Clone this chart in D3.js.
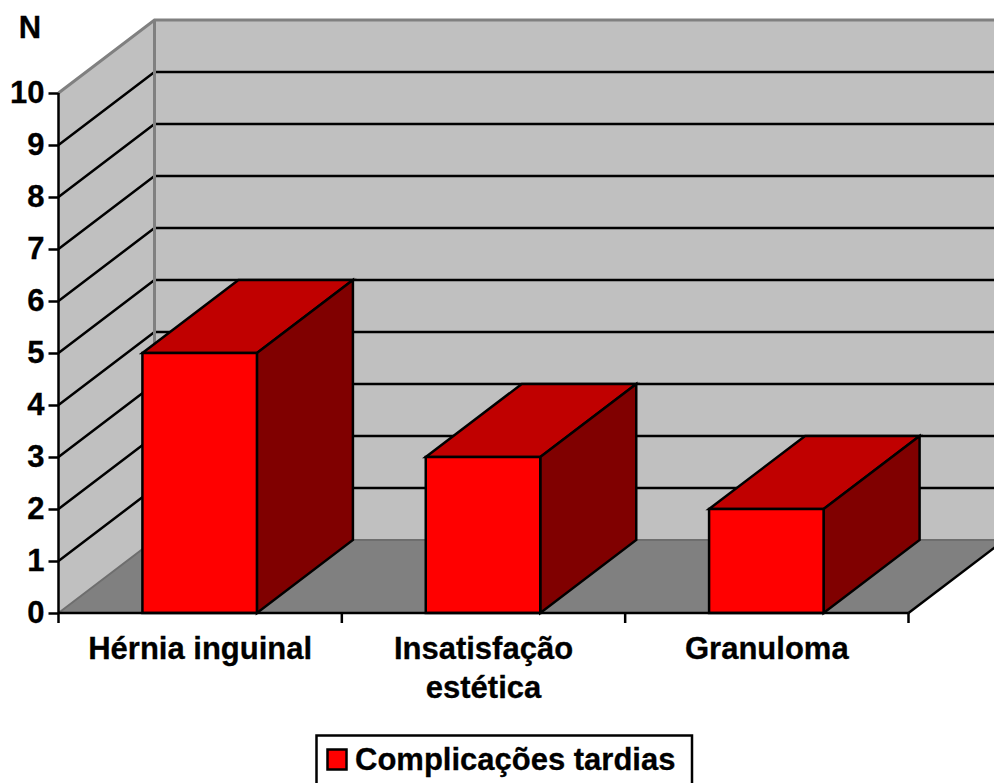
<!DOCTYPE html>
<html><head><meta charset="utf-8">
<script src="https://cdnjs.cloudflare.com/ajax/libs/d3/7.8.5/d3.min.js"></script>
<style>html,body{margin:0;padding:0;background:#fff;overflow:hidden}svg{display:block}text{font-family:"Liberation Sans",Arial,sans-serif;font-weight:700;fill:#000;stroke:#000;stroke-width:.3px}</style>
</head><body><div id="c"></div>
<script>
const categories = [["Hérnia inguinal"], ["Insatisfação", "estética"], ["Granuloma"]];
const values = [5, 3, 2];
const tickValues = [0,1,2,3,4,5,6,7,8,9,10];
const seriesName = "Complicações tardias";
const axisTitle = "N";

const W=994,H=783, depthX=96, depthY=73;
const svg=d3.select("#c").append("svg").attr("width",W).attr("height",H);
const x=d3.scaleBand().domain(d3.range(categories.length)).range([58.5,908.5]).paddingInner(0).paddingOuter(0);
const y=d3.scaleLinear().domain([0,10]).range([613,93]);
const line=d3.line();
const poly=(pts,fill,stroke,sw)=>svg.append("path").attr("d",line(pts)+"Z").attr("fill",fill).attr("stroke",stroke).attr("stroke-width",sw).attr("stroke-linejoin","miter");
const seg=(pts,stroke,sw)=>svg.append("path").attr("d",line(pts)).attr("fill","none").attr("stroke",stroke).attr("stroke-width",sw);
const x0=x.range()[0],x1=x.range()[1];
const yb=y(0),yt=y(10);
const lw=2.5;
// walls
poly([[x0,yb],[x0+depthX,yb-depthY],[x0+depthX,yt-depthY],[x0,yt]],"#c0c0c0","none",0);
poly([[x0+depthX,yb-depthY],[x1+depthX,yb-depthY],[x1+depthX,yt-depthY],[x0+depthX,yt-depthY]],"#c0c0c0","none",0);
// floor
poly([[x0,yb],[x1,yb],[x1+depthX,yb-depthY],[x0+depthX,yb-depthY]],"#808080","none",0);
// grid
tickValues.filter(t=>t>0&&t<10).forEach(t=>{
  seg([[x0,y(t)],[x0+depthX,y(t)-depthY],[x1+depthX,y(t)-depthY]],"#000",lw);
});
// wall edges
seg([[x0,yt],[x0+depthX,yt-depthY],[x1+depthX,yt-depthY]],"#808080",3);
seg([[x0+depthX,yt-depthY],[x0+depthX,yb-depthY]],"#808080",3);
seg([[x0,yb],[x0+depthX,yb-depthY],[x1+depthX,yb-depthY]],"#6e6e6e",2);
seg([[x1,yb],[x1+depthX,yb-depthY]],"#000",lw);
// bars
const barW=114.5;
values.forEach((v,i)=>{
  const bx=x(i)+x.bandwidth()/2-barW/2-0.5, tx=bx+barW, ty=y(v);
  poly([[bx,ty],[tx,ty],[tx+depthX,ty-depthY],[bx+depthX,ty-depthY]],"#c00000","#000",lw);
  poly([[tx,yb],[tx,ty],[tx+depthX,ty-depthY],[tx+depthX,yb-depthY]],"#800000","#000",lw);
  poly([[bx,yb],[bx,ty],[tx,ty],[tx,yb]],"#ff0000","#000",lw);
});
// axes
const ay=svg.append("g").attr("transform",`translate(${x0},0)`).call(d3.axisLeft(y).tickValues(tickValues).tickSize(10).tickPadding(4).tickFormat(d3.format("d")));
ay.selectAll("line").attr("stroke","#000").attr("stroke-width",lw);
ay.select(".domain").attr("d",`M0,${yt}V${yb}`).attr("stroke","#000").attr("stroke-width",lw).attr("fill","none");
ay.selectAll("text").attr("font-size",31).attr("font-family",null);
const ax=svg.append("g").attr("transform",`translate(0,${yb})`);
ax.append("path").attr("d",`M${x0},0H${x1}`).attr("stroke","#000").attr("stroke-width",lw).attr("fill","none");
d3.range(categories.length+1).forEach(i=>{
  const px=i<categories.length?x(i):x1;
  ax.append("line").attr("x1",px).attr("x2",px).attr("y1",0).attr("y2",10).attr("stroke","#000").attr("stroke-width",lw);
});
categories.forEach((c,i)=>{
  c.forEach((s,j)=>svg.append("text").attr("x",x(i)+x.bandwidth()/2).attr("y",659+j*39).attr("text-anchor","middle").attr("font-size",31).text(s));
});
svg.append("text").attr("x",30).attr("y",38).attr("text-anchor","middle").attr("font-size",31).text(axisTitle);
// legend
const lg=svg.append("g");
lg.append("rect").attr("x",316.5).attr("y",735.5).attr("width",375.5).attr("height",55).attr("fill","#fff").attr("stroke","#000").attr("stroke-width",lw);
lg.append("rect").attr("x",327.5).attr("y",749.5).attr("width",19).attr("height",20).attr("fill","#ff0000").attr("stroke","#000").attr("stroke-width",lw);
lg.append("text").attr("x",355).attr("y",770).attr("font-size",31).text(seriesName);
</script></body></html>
§
**REQUIRED TASK:** Drop the images and repeat the data exactly.

**FINAL RESULT:**
Clone this chart in D3.js.
<!DOCTYPE html>
<html><head><meta charset="utf-8">
<script src="https://cdnjs.cloudflare.com/ajax/libs/d3/7.8.5/d3.min.js"></script>
<style>html,body{margin:0;padding:0;background:#fff;overflow:hidden}svg{display:block}text{font-family:"Liberation Sans",Arial,sans-serif;font-weight:700;fill:#000;stroke:#000;stroke-width:.3px}</style>
</head><body><div id="c"></div>
<script>
const categories = [["Hérnia inguinal"], ["Insatisfação", "estética"], ["Granuloma"]];
const values = [5, 3, 2];
const tickValues = [0,1,2,3,4,5,6,7,8,9,10];
const seriesName = "Complicações tardias";
const axisTitle = "N";

const W=994,H=783, depthX=96, depthY=73;
const svg=d3.select("#c").append("svg").attr("width",W).attr("height",H);
const x=d3.scaleBand().domain(d3.range(categories.length)).range([58.5,908.5]).paddingInner(0).paddingOuter(0);
const y=d3.scaleLinear().domain([0,10]).range([613,93]);
const line=d3.line();
const poly=(pts,fill,stroke,sw)=>svg.append("path").attr("d",line(pts)+"Z").attr("fill",fill).attr("stroke",stroke).attr("stroke-width",sw).attr("stroke-linejoin","miter");
const seg=(pts,stroke,sw)=>svg.append("path").attr("d",line(pts)).attr("fill","none").attr("stroke",stroke).attr("stroke-width",sw);
const x0=x.range()[0],x1=x.range()[1];
const yb=y(0),yt=y(10);
const lw=2.5;
// walls
poly([[x0,yb],[x0+depthX,yb-depthY],[x0+depthX,yt-depthY],[x0,yt]],"#c0c0c0","none",0);
poly([[x0+depthX,yb-depthY],[x1+depthX,yb-depthY],[x1+depthX,yt-depthY],[x0+depthX,yt-depthY]],"#c0c0c0","none",0);
// floor
poly([[x0,yb],[x1,yb],[x1+depthX,yb-depthY],[x0+depthX,yb-depthY]],"#808080","none",0);
// grid
tickValues.filter(t=>t>0&&t<10).forEach(t=>{
  seg([[x0,y(t)],[x0+depthX,y(t)-depthY],[x1+depthX,y(t)-depthY]],"#000",lw);
});
// wall edges
seg([[x0,yt],[x0+depthX,yt-depthY],[x1+depthX,yt-depthY]],"#808080",3);
seg([[x0+depthX,yt-depthY],[x0+depthX,yb-depthY]],"#808080",3);
seg([[x0,yb],[x0+depthX,yb-depthY],[x1+depthX,yb-depthY]],"#6e6e6e",2);
seg([[x1,yb],[x1+depthX,yb-depthY]],"#000",lw);
// bars
const barW=114.5;
values.forEach((v,i)=>{
  const bx=x(i)+x.bandwidth()/2-barW/2-0.5, tx=bx+barW, ty=y(v);
  poly([[bx,ty],[tx,ty],[tx+depthX,ty-depthY],[bx+depthX,ty-depthY]],"#c00000","#000",lw);
  poly([[tx,yb],[tx,ty],[tx+depthX,ty-depthY],[tx+depthX,yb-depthY]],"#800000","#000",lw);
  poly([[bx,yb],[bx,ty],[tx,ty],[tx,yb]],"#ff0000","#000",lw);
});
// axes
const ay=svg.append("g").attr("transform",`translate(${x0},0)`).call(d3.axisLeft(y).tickValues(tickValues).tickSize(10).tickPadding(4).tickFormat(d3.format("d")));
ay.selectAll("line").attr("stroke","#000").attr("stroke-width",lw);
ay.select(".domain").attr("d",`M0,${yt}V${yb}`).attr("stroke","#000").attr("stroke-width",lw).attr("fill","none");
ay.selectAll("text").attr("font-size",31).attr("font-family",null);
const ax=svg.append("g").attr("transform",`translate(0,${yb})`);
ax.append("path").attr("d",`M${x0},0H${x1}`).attr("stroke","#000").attr("stroke-width",lw).attr("fill","none");
d3.range(categories.length+1).forEach(i=>{
  const px=i<categories.length?x(i):x1;
  ax.append("line").attr("x1",px).attr("x2",px).attr("y1",0).attr("y2",10).attr("stroke","#000").attr("stroke-width",lw);
});
categories.forEach((c,i)=>{
  c.forEach((s,j)=>svg.append("text").attr("x",x(i)+x.bandwidth()/2).attr("y",659+j*39).attr("text-anchor","middle").attr("font-size",31).text(s));
});
svg.append("text").attr("x",30).attr("y",38).attr("text-anchor","middle").attr("font-size",31).text(axisTitle);
// legend
const lg=svg.append("g");
lg.append("rect").attr("x",316.5).attr("y",735.5).attr("width",375.5).attr("height",55).attr("fill","#fff").attr("stroke","#000").attr("stroke-width",lw);
lg.append("rect").attr("x",327.5).attr("y",749.5).attr("width",19).attr("height",20).attr("fill","#ff0000").attr("stroke","#000").attr("stroke-width",lw);
lg.append("text").attr("x",355).attr("y",770).attr("font-size",31).text(seriesName);
</script></body></html>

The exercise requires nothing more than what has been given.